The resource-based theory (RBT) is a frequently used theoretical lens in strategic management and it is well suited to apply in this analysis. The RBT suggests that a company is made up of a collection of resources that the company will use to generate value. If a company is engaged in an M&A activity, the company will obtain new resources, such as IS/T, and if the combined firm improves its use of its new collection of resources, the RBT would indicate that the merger makes sense.
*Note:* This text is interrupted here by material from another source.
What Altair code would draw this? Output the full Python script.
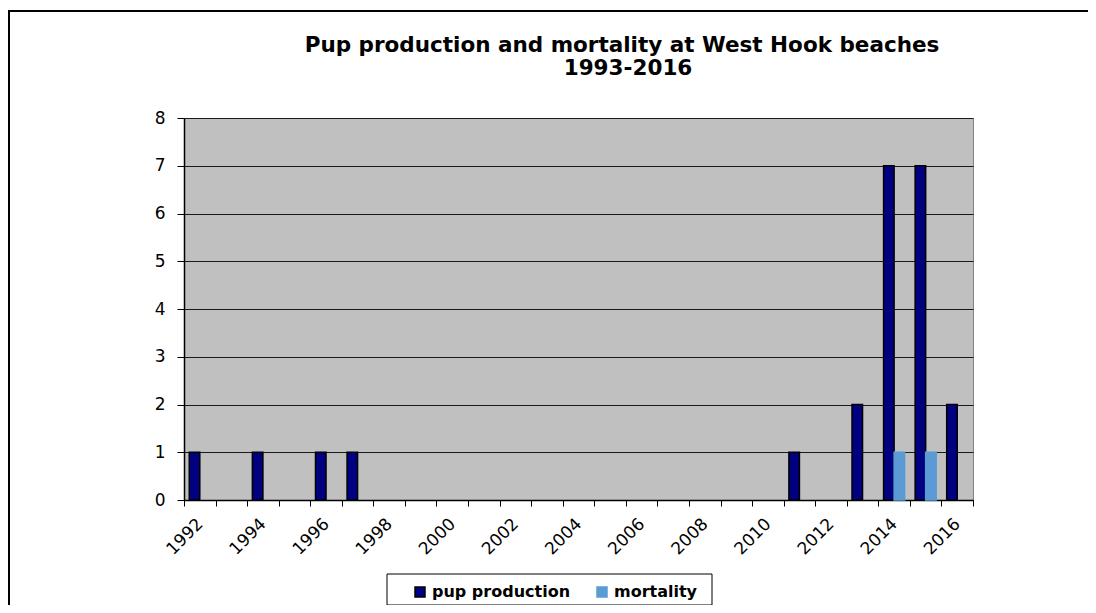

Whereas the track records of M&A have been much investigated in academic journals, only a few studies have examined the influence of IS/T on those track records. In strategic management literature, IS/T is often examined as a resource that needs to be aligned with other functional activities or goals. The results have suggested that IS/T be deployed in ways that allow it to interact with other resources in order for companies to obtain competitive advantage (Mata, Fuerst, & Barney, 1995). Thus, RBT is used as a conceptual framework to examine the relationship between IS/T and M&A performance. Specifically, this study focuses on the following key questions: Does the use of IS/T resources in the process of implementing M&A objectives yield a competitive advantage? If so, what is the relationship between IS/T performance and M&A performance?
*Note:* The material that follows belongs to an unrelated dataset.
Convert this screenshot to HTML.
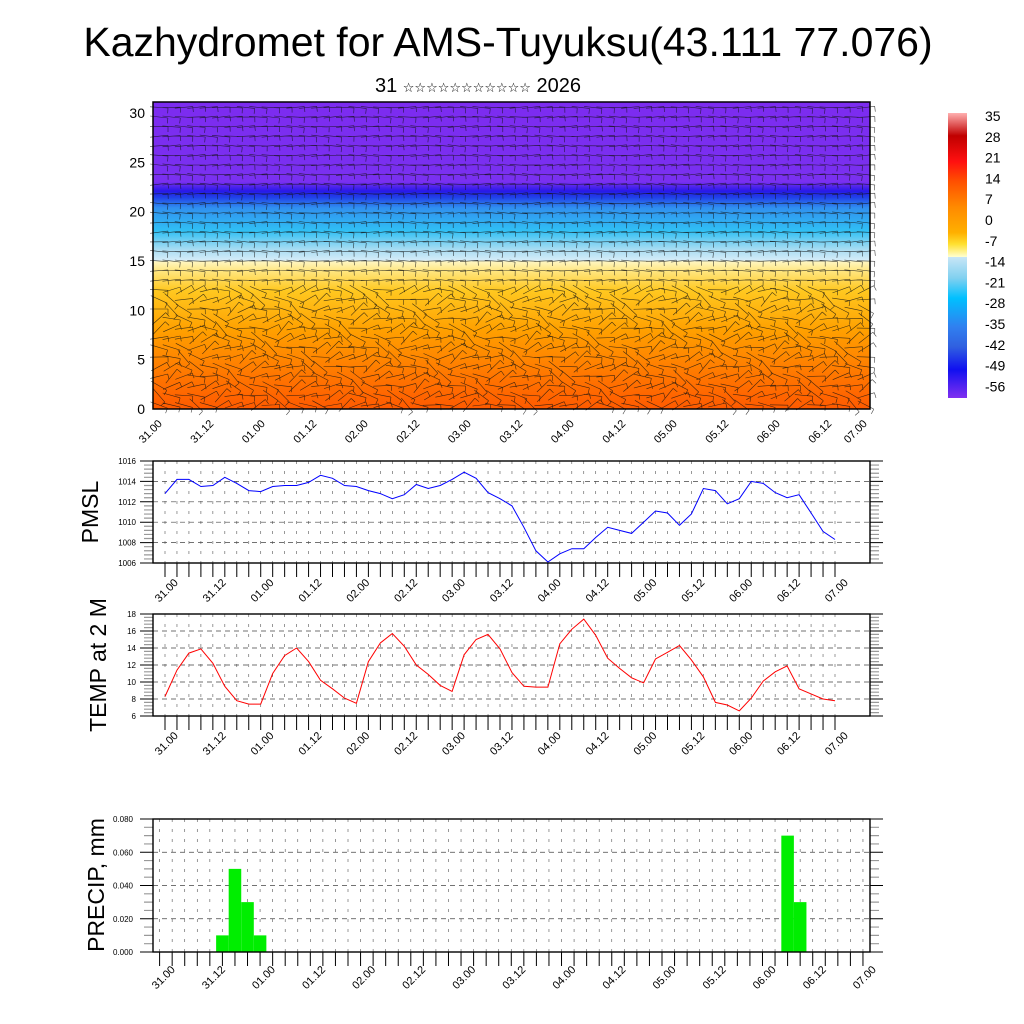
<!DOCTYPE html>
<html><head><meta charset="utf-8">
<style>
html,body{margin:0;padding:0;background:#fff;}
svg{display:block;font-family:"Liberation Sans",sans-serif;}
</style></head>
<body>
<svg id="s" width="1024" height="1024" viewBox="0 0 1024 1024" xmlns="http://www.w3.org/2000/svg">
<defs>
<linearGradient id="tgrad" x1="0" y1="1" x2="0" y2="0">
<stop offset="0" stop-color="#ff5a00"/>
<stop offset="0.10" stop-color="#ff7400"/>
<stop offset="0.257" stop-color="#ffa000"/>
<stop offset="0.386" stop-color="#ffc820"/>
<stop offset="0.45" stop-color="#ffe680"/>
<stop offset="0.48" stop-color="#fff6c0"/>
<stop offset="0.485" stop-color="#d4ecf8"/>
<stop offset="0.52" stop-color="#a8dcf2"/>
<stop offset="0.58" stop-color="#30c0f4"/>
<stop offset="0.655" stop-color="#3090f0"/>
<stop offset="0.69" stop-color="#2040e8"/>
<stop offset="0.71" stop-color="#2818e8"/>
<stop offset="0.74" stop-color="#7a30f0"/>
<stop offset="1" stop-color="#7c2cf0"/>
</linearGradient>
<linearGradient id="cgrad" x1="0" y1="0" x2="0" y2="1">
<stop offset="0" stop-color="#ffb0b0"/>
<stop offset="0.08" stop-color="#c00000"/>
<stop offset="0.17" stop-color="#ff1010"/>
<stop offset="0.24" stop-color="#ff5000"/>
<stop offset="0.33" stop-color="#ff8a00"/>
<stop offset="0.42" stop-color="#ffb000"/>
<stop offset="0.46" stop-color="#ffe030"/>
<stop offset="0.505" stop-color="#ffffd0"/>
<stop offset="0.505" stop-color="#c8e6f6"/>
<stop offset="0.58" stop-color="#80d0f0"/>
<stop offset="0.65" stop-color="#00c0ff"/>
<stop offset="0.75" stop-color="#3080f0"/>
<stop offset="0.82" stop-color="#3060e0"/>
<stop offset="0.9" stop-color="#1010f0"/>
<stop offset="1" stop-color="#8030f0"/>
</linearGradient>
</defs>
<text x="508" y="56" font-size="41" text-anchor="middle">Kazhydromet for AMS-Tuyuksu(43.111 77.076)</text>
<text x="478" y="92" font-size="20" text-anchor="middle" font-family="Liberation Sans, DejaVu Sans, sans-serif">31 <tspan font-size="13">☆☆☆☆☆☆☆☆☆☆☆</tspan> 2026</text>
<g id="topchart"></g>
<g id="cbar"></g>
<g id="pmsl"></g>
<g id="temp"></g>
<g id="prec"></g>
<text transform="translate(98,512) rotate(-90)" font-size="23" text-anchor="middle">PMSL</text>
<text transform="translate(106,665) rotate(-90)" font-size="23" text-anchor="middle">TEMP at 2 M</text>
<text transform="translate(104,885) rotate(-90)" font-size="23" text-anchor="middle">PRECIP, mm</text>
</svg>
<script>
const timeLabels = ["31.00","31.12","01.00","01.12","02.00","02.12","03.00","03.12","04.00","04.12","05.00","05.12","06.00","06.12","07.00"];
const pmslValues = [1012.8,1014.2,1014.2,1013.5,1013.6,1014.4,1013.8,1013.1,1013.0,1013.5,1013.6,1013.6,1013.9,1014.6,1014.3,1013.6,1013.5,1013.1,1012.8,1012.3,1012.7,1013.7,1013.3,1013.6,1014.2,1014.9,1014.3,1012.9,1012.3,1011.6,1009.5,1007.2,1006.1,1006.9,1007.4,1007.4,1008.5,1009.5,1009.2,1008.9,1010.0,1011.1,1010.9,1009.7,1010.8,1013.3,1013.1,1011.8,1012.3,1014.0,1013.8,1012.9,1012.4,1012.7,1010.9,1009.1,1008.3];
const tempValues = [8.3,11.4,13.4,13.9,12.2,9.5,7.8,7.4,7.4,11.0,13.1,14.0,12.4,10.2,9.2,8.1,7.5,12.4,14.6,15.7,14.2,12.0,10.9,9.6,8.9,13.2,15.0,15.6,13.9,11.1,9.5,9.4,9.4,14.5,16.2,17.4,15.5,12.8,11.6,10.5,9.9,12.7,13.5,14.3,12.6,10.6,7.6,7.3,6.6,8.1,10.1,11.2,11.9,9.2,8.6,8.0,7.8];
const precipValues = [0,0,0,0,0,0.01,0.05,0.03,0.01,0,0,0,0,0,0,0,0,0,0,0,0,0,0,0,0,0,0,0,0,0,0,0,0,0,0,0,0,0,0,0,0,0,0,0,0,0,0,0,0,0,0.07,0.03,0,0,0,0,0];
const pmslTicks = [1006,1008,1010,1012,1014,1016];
const tempTicks = [6,8,10,12,14,16,18];
const precipTicks = [0,0.02,0.04,0.06,0.08];
const heightTicks = [0,5,10,15,20,25,30];
const cbarLabels = ["35","28","21","14","7","0","-7","-14","-21","-28","-35","-42","-49","-56"];

const NS = "http://www.w3.org/2000/svg";
function el(tag, attrs, parent){const e=document.createElementNS(NS,tag);for(const k in attrs)e.setAttribute(k,attrs[k]);parent.appendChild(e);return e;}

/* ---------- top cross-section ---------- */
const topG = document.getElementById('topchart');
const TL=153,TR=870,TT=102,TB=409;
const hy = h => 409 - h*9.87;
let r = el('rect',{x:TL,y:TT,width:TR-TL,height:TB-TT,fill:'url(#tgrad)'},topG);


const barbs = el('g',{stroke:'#111','stroke-width':0.6,opacity:0.8},topG);


let pd='';
for(let j=0;j<32;j++){
  for(let i=0;i<58;i++){
    const x=TL+6+i*12.4, y=TB-4-j*9.6;
    const a=(j>12?0.12:0.55)*Math.sin(i*0.7+j*1.3)+(j<12?0.35*Math.cos(i*1.9+j*0.4):0);
    const L=18;
    const dx=Math.cos(a)*L, dy=Math.sin(a)*L;
    pd+=`M${(x-dx/2).toFixed(1)} ${(y-dy/2).toFixed(1)}L${(x+dx/2).toFixed(1)} ${(y+dy/2).toFixed(1)}`;
    pd+=`M${(x+dx/2).toFixed(1)} ${(y+dy/2).toFixed(1)}l${(-dy*0.3).toFixed(1)} ${(dx*0.3).toFixed(1)}`;
  }
}
el('path',{d:pd,fill:'none'},barbs);
r = el('rect',{x:TL,y:TT,width:TR-TL,height:TB-TT,fill:'none',stroke:'#000','stroke-width':1.5},topG);


heightTicks.forEach(h=>{
  const t=el('text',{x:145,y:hy(h)+5,'font-size':14,'text-anchor':'end'},topG);
  t.textContent=h;
  
  
});
timeLabels.forEach((lab,k)=>{
  const x = k<14 ? 153+k*51.5 : 858;
  const t=el('text',{transform:`translate(${x},${434}) rotate(-45)`,'font-size':11,'text-anchor':'middle'},topG);
  t.textContent=lab;
  
  
});

/* ---------- colour bar ---------- */
const cb = document.getElementById('cbar');
r = el('rect',{x:948,y:113,width:19,height:285,fill:'url(#cgrad)'},cb);


cbarLabels.forEach((lab,k)=>{
  const t=el('text',{x:985,y:121+k*20.8,'font-size':14},cb);
  t.textContent=lab;
  
  
});

/* ---------- line panels ---------- */
function panel(gid, top_, bot, lo, hi, ticks, values, color, fmt, name){
  const g=document.getElementById(gid);
  const L=153,R=870;
  const xs = i => 165 + i*(835-165)/56;
  const ys = v => bot - (v-lo)/(hi-lo)*(bot-top_);
  let grid='';
  for(let i=0;i<57;i++){grid+=`M${xs(i)} ${top_}L${xs(i)} ${bot}`;}
  const gv=el('path',{d:grid,stroke:'#555','stroke-width':0.6,'stroke-dasharray':'3,7'},g);
  
  
  let gh='';
  ticks.slice(1,-1).forEach(v=>{gh+=`M${L} ${ys(v)}L${R} ${ys(v)}`;});
  const ghe=el('path',{d:gh,stroke:'#444','stroke-width':0.7,'stroke-dasharray':'5,4'},g);
  
  
  let tk='',mn='';
  for(let i=0;i<57;i++){tk+=`M${xs(i)} ${bot}L${xs(i)} ${bot+14}`;}
  ticks.forEach((v,k)=>{tk+=`M${L-13} ${ys(v)}L${L} ${ys(v)}M${R} ${ys(v)}L${R+13} ${ys(v)}`;
    if(k<ticks.length-1){for(let m=1;m<5;m++){const y=ys(v+(ticks[1]-ticks[0])*m/5);mn+=`M${L-9} ${y}L${L} ${y}M${R} ${y}L${R+9} ${y}`;}}});
  const mne=el('path',{d:mn,stroke:'#999','stroke-width':1.2},g);
  
  
  const tke=el('path',{d:tk,stroke:'#000','stroke-width':1},g);
  
  
  const fr=el('rect',{x:L,y:top_,width:R-L,height:bot-top_,fill:'none',stroke:'#000','stroke-width':1.4},g);
  
  
  ticks.forEach(v=>{
    const t=el('text',{x:L-17,y:ys(v)+3,'font-size':8,'text-anchor':'end'},g);
    t.textContent=fmt(v);
    
    
  });
  timeLabels.forEach((lab,k)=>{
    const xx=165+k*(670/14);
    const t=el('text',{transform:`translate(${xx+4},${bot+30}) rotate(-45)`,'font-size':11,'text-anchor':'middle'},g);
    t.textContent=lab;
    
    
  });
  const pts=values.map((v,i)=>`${xs(i).toFixed(1)},${ys(v).toFixed(1)}`).join(' ');
  const pl=el('polyline',{points:pts,fill:'none',stroke:color,'stroke-width':1},g);
  
  
}
panel('pmsl',461,563,1006,1016,pmslTicks,pmslValues,'#0000ff',v=>String(v),'pmsl');
panel('temp',614,716,6,18,tempTicks,tempValues,'#ff0000',v=>String(v),'temp');

/* ---------- precipitation bars ---------- */
(function(){
  const g=document.getElementById('prec');
  const L=153,R=870,T=819,B=952;
  const xs=i=>159.6+i*12.56;
  const ys=v=>B-v/0.08*(B-T);
  let grid='';
  for(let i=0;i<57;i++){grid+=`M${xs(i)} ${T}L${xs(i)} ${B}`;}
  const gv=el('path',{d:grid,stroke:'#555','stroke-width':0.6,'stroke-dasharray':'3,7'},g);
  
  
  let gh='';
  precipTicks.slice(1,-1).forEach(v=>{gh+=`M${L} ${ys(v)}L${R} ${ys(v)}`;});
  const ghe=el('path',{d:gh,stroke:'#444','stroke-width':0.7,'stroke-dasharray':'5,4'},g);
  
  
  precipValues.forEach((v,i)=>{
    if(v<=0)return;
    const b=el('rect',{x:xs(i)-6.28,y:ys(v),width:12.56,height:B-ys(v),fill:'#00ee00'},g);
    
    
  });
  let tk='',mn='';
  for(let i=0;i<57;i++){tk+=`M${xs(i)} ${B}L${xs(i)} ${B+14}`;}
  precipTicks.forEach((v,k)=>{tk+=`M${L-13} ${ys(v)}L${L} ${ys(v)}M${R} ${ys(v)}L${R+13} ${ys(v)}`;
    if(k<precipTicks.length-1){for(let m=1;m<4;m++){const y=ys(v+0.02*m/4);mn+=`M${L-9} ${y}L${L} ${y}M${R} ${y}L${R+9} ${y}`;}}});
  const mne=el('path',{d:mn,stroke:'#999','stroke-width':1.2},g);
  
  
  const tke=el('path',{d:tk,stroke:'#000','stroke-width':1},g);
  
  
  const fr=el('rect',{x:L,y:T,width:R-L,height:B-T,fill:'none',stroke:'#000','stroke-width':1.4},g);
  
  
  precipTicks.forEach(v=>{
    const t=el('text',{x:L-20,y:ys(v)+3,'font-size':8,'text-anchor':'end'},g);
    t.textContent=v.toFixed(3);
    
    
  });
  timeLabels.forEach((lab,k)=>{
    const x=162+k*(701/14);
    const t=el('text',{transform:`translate(${x+4},${B+28}) rotate(-45)`,'font-size':11,'text-anchor':'middle'},g);
    t.textContent=lab;
    
    
  });
})();
</script>
</body></html>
This study is important in several respects: First, the understanding of IS/T factors in relation to M&A can provide critical information for the planning of the transition and integration of IS/T resources between the target and acquirer. Second, identifying and recognizing the importance of alignment between IS/T usage-contribution and strategic objectives can improve IS/T’s effectiveness and efficiency. Finally, an insight into the assessment of how IS/T is used as a resource to develop competitive advantage in an M&A deal is a valuable tool for the corporate planner. The results from this study can be used not only during the integration stage of the M&A or during the planning and negotiating stages of the M&A process but also in the implementation of strategic change resulting from changes in company strategy.